**RECORDED DATA**.
····················
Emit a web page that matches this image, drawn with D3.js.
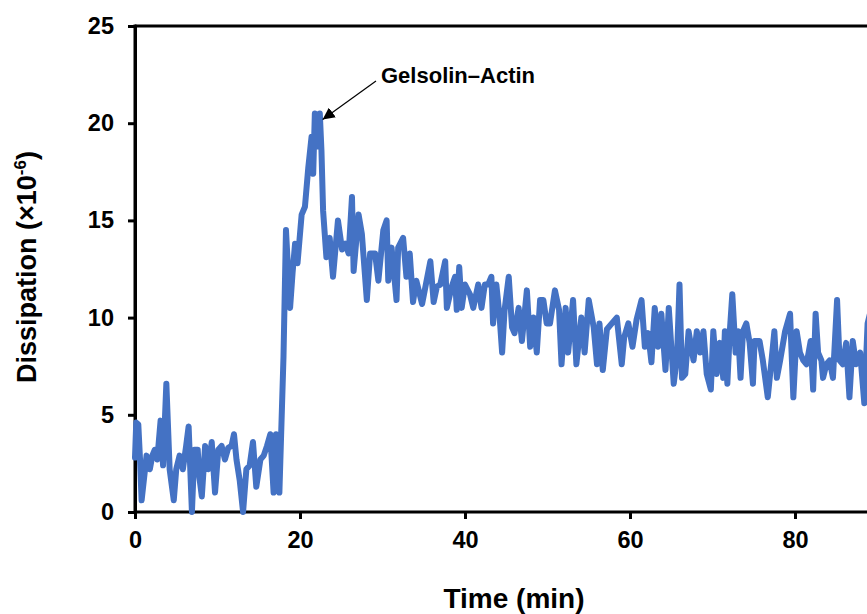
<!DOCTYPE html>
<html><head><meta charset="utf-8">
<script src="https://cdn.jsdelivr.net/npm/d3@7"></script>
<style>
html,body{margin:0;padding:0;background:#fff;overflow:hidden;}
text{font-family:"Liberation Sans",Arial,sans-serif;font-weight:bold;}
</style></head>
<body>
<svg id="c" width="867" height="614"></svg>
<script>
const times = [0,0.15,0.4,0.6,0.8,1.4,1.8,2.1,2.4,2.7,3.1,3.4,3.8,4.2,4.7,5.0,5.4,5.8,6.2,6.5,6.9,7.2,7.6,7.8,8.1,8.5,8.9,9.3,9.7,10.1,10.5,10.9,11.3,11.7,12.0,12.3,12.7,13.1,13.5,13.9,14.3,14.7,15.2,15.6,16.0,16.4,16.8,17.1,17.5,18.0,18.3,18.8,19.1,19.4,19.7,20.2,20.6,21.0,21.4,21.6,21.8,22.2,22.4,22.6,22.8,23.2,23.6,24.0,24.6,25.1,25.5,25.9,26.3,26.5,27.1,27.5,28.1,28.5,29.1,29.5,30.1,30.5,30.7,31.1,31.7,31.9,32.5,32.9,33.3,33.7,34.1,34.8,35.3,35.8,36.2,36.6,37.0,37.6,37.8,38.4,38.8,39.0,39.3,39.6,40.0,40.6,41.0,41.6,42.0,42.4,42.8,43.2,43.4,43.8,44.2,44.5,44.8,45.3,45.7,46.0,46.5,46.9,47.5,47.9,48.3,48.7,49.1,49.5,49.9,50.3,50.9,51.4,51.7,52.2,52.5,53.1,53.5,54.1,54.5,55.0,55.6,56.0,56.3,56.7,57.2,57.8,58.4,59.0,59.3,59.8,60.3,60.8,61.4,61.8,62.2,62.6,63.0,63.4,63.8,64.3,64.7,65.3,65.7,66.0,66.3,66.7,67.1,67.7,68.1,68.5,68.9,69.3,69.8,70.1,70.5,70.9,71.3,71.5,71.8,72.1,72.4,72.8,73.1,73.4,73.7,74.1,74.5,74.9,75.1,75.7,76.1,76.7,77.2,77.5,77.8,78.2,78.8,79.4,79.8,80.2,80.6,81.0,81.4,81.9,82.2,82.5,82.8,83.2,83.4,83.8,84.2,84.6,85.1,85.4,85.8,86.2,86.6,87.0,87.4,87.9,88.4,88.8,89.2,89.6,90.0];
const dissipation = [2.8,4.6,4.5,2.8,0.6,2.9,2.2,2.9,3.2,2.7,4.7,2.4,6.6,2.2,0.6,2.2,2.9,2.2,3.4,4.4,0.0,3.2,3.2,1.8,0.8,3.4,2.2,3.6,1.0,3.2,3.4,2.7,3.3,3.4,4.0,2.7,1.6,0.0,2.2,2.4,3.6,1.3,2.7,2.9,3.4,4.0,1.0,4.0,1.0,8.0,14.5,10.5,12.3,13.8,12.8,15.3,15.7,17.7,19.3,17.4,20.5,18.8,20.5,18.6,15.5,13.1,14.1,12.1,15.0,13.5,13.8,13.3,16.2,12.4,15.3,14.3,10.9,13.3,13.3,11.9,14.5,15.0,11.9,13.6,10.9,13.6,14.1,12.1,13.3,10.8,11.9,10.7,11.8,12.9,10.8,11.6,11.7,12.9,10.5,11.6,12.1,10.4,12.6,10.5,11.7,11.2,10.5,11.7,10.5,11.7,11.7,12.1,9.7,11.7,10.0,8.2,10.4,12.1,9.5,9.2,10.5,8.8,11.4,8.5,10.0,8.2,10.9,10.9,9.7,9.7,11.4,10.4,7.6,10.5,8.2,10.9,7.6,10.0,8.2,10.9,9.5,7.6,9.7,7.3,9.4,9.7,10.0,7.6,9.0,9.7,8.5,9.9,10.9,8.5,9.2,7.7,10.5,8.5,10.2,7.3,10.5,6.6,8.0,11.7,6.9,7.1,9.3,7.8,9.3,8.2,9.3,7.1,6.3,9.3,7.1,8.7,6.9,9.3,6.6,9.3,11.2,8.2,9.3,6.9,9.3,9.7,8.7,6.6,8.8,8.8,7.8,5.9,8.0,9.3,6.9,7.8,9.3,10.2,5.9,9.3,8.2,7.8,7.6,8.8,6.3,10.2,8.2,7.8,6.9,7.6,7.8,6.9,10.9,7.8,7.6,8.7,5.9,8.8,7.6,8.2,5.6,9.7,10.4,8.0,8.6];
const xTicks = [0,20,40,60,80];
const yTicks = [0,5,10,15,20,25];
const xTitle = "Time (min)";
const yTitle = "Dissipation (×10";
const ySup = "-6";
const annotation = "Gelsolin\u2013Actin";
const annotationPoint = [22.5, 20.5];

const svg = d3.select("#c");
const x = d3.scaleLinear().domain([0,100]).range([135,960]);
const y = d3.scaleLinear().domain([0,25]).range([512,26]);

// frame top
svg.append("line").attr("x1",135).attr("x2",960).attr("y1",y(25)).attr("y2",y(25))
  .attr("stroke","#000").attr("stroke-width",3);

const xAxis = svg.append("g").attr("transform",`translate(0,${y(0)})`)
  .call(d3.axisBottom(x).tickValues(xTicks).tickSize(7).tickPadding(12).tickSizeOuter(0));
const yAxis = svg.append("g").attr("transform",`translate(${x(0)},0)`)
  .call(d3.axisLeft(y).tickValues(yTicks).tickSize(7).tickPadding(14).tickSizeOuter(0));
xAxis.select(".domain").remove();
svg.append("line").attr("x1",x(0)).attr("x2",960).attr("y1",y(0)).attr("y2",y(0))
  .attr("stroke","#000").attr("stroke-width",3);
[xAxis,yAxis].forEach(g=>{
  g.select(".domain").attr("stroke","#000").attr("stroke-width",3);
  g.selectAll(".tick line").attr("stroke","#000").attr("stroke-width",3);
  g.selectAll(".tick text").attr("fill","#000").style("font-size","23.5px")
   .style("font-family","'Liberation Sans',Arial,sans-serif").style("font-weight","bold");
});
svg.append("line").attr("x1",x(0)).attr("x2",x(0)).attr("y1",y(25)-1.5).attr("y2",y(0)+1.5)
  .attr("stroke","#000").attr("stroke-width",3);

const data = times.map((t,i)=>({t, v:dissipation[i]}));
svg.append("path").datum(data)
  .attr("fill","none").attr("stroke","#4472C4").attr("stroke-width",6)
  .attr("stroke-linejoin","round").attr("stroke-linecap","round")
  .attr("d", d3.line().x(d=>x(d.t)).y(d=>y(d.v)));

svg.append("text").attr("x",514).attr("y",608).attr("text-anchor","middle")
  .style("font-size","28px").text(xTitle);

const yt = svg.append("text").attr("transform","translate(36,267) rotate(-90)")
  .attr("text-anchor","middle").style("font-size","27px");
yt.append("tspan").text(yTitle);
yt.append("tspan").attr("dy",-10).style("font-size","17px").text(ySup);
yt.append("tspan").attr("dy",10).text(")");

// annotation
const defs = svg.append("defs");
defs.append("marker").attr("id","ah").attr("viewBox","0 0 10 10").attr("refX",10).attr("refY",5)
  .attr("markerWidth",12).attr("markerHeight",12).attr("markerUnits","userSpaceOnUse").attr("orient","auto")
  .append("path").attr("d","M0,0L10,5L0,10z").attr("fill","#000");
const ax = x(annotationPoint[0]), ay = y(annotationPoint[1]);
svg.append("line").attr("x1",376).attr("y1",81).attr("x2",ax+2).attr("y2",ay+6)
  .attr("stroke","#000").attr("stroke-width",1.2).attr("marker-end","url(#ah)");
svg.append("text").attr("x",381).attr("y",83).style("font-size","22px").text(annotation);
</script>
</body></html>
····················
**OBJECTIVE**. Every line above should be returned exactly; the pictures stay out.

**OUTPUT FOR THIS TASK**.
Emit a web page that matches this image, drawn with D3.js.
<!DOCTYPE html>
<html><head><meta charset="utf-8">
<script src="https://cdn.jsdelivr.net/npm/d3@7"></script>
<style>
html,body{margin:0;padding:0;background:#fff;overflow:hidden;}
text{font-family:"Liberation Sans",Arial,sans-serif;font-weight:bold;}
</style></head>
<body>
<svg id="c" width="867" height="614"></svg>
<script>
const times = [0,0.15,0.4,0.6,0.8,1.4,1.8,2.1,2.4,2.7,3.1,3.4,3.8,4.2,4.7,5.0,5.4,5.8,6.2,6.5,6.9,7.2,7.6,7.8,8.1,8.5,8.9,9.3,9.7,10.1,10.5,10.9,11.3,11.7,12.0,12.3,12.7,13.1,13.5,13.9,14.3,14.7,15.2,15.6,16.0,16.4,16.8,17.1,17.5,18.0,18.3,18.8,19.1,19.4,19.7,20.2,20.6,21.0,21.4,21.6,21.8,22.2,22.4,22.6,22.8,23.2,23.6,24.0,24.6,25.1,25.5,25.9,26.3,26.5,27.1,27.5,28.1,28.5,29.1,29.5,30.1,30.5,30.7,31.1,31.7,31.9,32.5,32.9,33.3,33.7,34.1,34.8,35.3,35.8,36.2,36.6,37.0,37.6,37.8,38.4,38.8,39.0,39.3,39.6,40.0,40.6,41.0,41.6,42.0,42.4,42.8,43.2,43.4,43.8,44.2,44.5,44.8,45.3,45.7,46.0,46.5,46.9,47.5,47.9,48.3,48.7,49.1,49.5,49.9,50.3,50.9,51.4,51.7,52.2,52.5,53.1,53.5,54.1,54.5,55.0,55.6,56.0,56.3,56.7,57.2,57.8,58.4,59.0,59.3,59.8,60.3,60.8,61.4,61.8,62.2,62.6,63.0,63.4,63.8,64.3,64.7,65.3,65.7,66.0,66.3,66.7,67.1,67.7,68.1,68.5,68.9,69.3,69.8,70.1,70.5,70.9,71.3,71.5,71.8,72.1,72.4,72.8,73.1,73.4,73.7,74.1,74.5,74.9,75.1,75.7,76.1,76.7,77.2,77.5,77.8,78.2,78.8,79.4,79.8,80.2,80.6,81.0,81.4,81.9,82.2,82.5,82.8,83.2,83.4,83.8,84.2,84.6,85.1,85.4,85.8,86.2,86.6,87.0,87.4,87.9,88.4,88.8,89.2,89.6,90.0];
const dissipation = [2.8,4.6,4.5,2.8,0.6,2.9,2.2,2.9,3.2,2.7,4.7,2.4,6.6,2.2,0.6,2.2,2.9,2.2,3.4,4.4,0.0,3.2,3.2,1.8,0.8,3.4,2.2,3.6,1.0,3.2,3.4,2.7,3.3,3.4,4.0,2.7,1.6,0.0,2.2,2.4,3.6,1.3,2.7,2.9,3.4,4.0,1.0,4.0,1.0,8.0,14.5,10.5,12.3,13.8,12.8,15.3,15.7,17.7,19.3,17.4,20.5,18.8,20.5,18.6,15.5,13.1,14.1,12.1,15.0,13.5,13.8,13.3,16.2,12.4,15.3,14.3,10.9,13.3,13.3,11.9,14.5,15.0,11.9,13.6,10.9,13.6,14.1,12.1,13.3,10.8,11.9,10.7,11.8,12.9,10.8,11.6,11.7,12.9,10.5,11.6,12.1,10.4,12.6,10.5,11.7,11.2,10.5,11.7,10.5,11.7,11.7,12.1,9.7,11.7,10.0,8.2,10.4,12.1,9.5,9.2,10.5,8.8,11.4,8.5,10.0,8.2,10.9,10.9,9.7,9.7,11.4,10.4,7.6,10.5,8.2,10.9,7.6,10.0,8.2,10.9,9.5,7.6,9.7,7.3,9.4,9.7,10.0,7.6,9.0,9.7,8.5,9.9,10.9,8.5,9.2,7.7,10.5,8.5,10.2,7.3,10.5,6.6,8.0,11.7,6.9,7.1,9.3,7.8,9.3,8.2,9.3,7.1,6.3,9.3,7.1,8.7,6.9,9.3,6.6,9.3,11.2,8.2,9.3,6.9,9.3,9.7,8.7,6.6,8.8,8.8,7.8,5.9,8.0,9.3,6.9,7.8,9.3,10.2,5.9,9.3,8.2,7.8,7.6,8.8,6.3,10.2,8.2,7.8,6.9,7.6,7.8,6.9,10.9,7.8,7.6,8.7,5.9,8.8,7.6,8.2,5.6,9.7,10.4,8.0,8.6];
const xTicks = [0,20,40,60,80];
const yTicks = [0,5,10,15,20,25];
const xTitle = "Time (min)";
const yTitle = "Dissipation (×10";
const ySup = "-6";
const annotation = "Gelsolin\u2013Actin";
const annotationPoint = [22.5, 20.5];

const svg = d3.select("#c");
const x = d3.scaleLinear().domain([0,100]).range([135,960]);
const y = d3.scaleLinear().domain([0,25]).range([512,26]);

// frame top
svg.append("line").attr("x1",135).attr("x2",960).attr("y1",y(25)).attr("y2",y(25))
  .attr("stroke","#000").attr("stroke-width",3);

const xAxis = svg.append("g").attr("transform",`translate(0,${y(0)})`)
  .call(d3.axisBottom(x).tickValues(xTicks).tickSize(7).tickPadding(12).tickSizeOuter(0));
const yAxis = svg.append("g").attr("transform",`translate(${x(0)},0)`)
  .call(d3.axisLeft(y).tickValues(yTicks).tickSize(7).tickPadding(14).tickSizeOuter(0));
xAxis.select(".domain").remove();
svg.append("line").attr("x1",x(0)).attr("x2",960).attr("y1",y(0)).attr("y2",y(0))
  .attr("stroke","#000").attr("stroke-width",3);
[xAxis,yAxis].forEach(g=>{
  g.select(".domain").attr("stroke","#000").attr("stroke-width",3);
  g.selectAll(".tick line").attr("stroke","#000").attr("stroke-width",3);
  g.selectAll(".tick text").attr("fill","#000").style("font-size","23.5px")
   .style("font-family","'Liberation Sans',Arial,sans-serif").style("font-weight","bold");
});
svg.append("line").attr("x1",x(0)).attr("x2",x(0)).attr("y1",y(25)-1.5).attr("y2",y(0)+1.5)
  .attr("stroke","#000").attr("stroke-width",3);

const data = times.map((t,i)=>({t, v:dissipation[i]}));
svg.append("path").datum(data)
  .attr("fill","none").attr("stroke","#4472C4").attr("stroke-width",6)
  .attr("stroke-linejoin","round").attr("stroke-linecap","round")
  .attr("d", d3.line().x(d=>x(d.t)).y(d=>y(d.v)));

svg.append("text").attr("x",514).attr("y",608).attr("text-anchor","middle")
  .style("font-size","28px").text(xTitle);

const yt = svg.append("text").attr("transform","translate(36,267) rotate(-90)")
  .attr("text-anchor","middle").style("font-size","27px");
yt.append("tspan").text(yTitle);
yt.append("tspan").attr("dy",-10).style("font-size","17px").text(ySup);
yt.append("tspan").attr("dy",10).text(")");

// annotation
const defs = svg.append("defs");
defs.append("marker").attr("id","ah").attr("viewBox","0 0 10 10").attr("refX",10).attr("refY",5)
  .attr("markerWidth",12).attr("markerHeight",12).attr("markerUnits","userSpaceOnUse").attr("orient","auto")
  .append("path").attr("d","M0,0L10,5L0,10z").attr("fill","#000");
const ax = x(annotationPoint[0]), ay = y(annotationPoint[1]);
svg.append("line").attr("x1",376).attr("y1",81).attr("x2",ax+2).attr("y2",ay+6)
  .attr("stroke","#000").attr("stroke-width",1.2).attr("marker-end","url(#ah)");
svg.append("text").attr("x",381).attr("y",83).style("font-size","22px").text(annotation);
</script>
</body></html>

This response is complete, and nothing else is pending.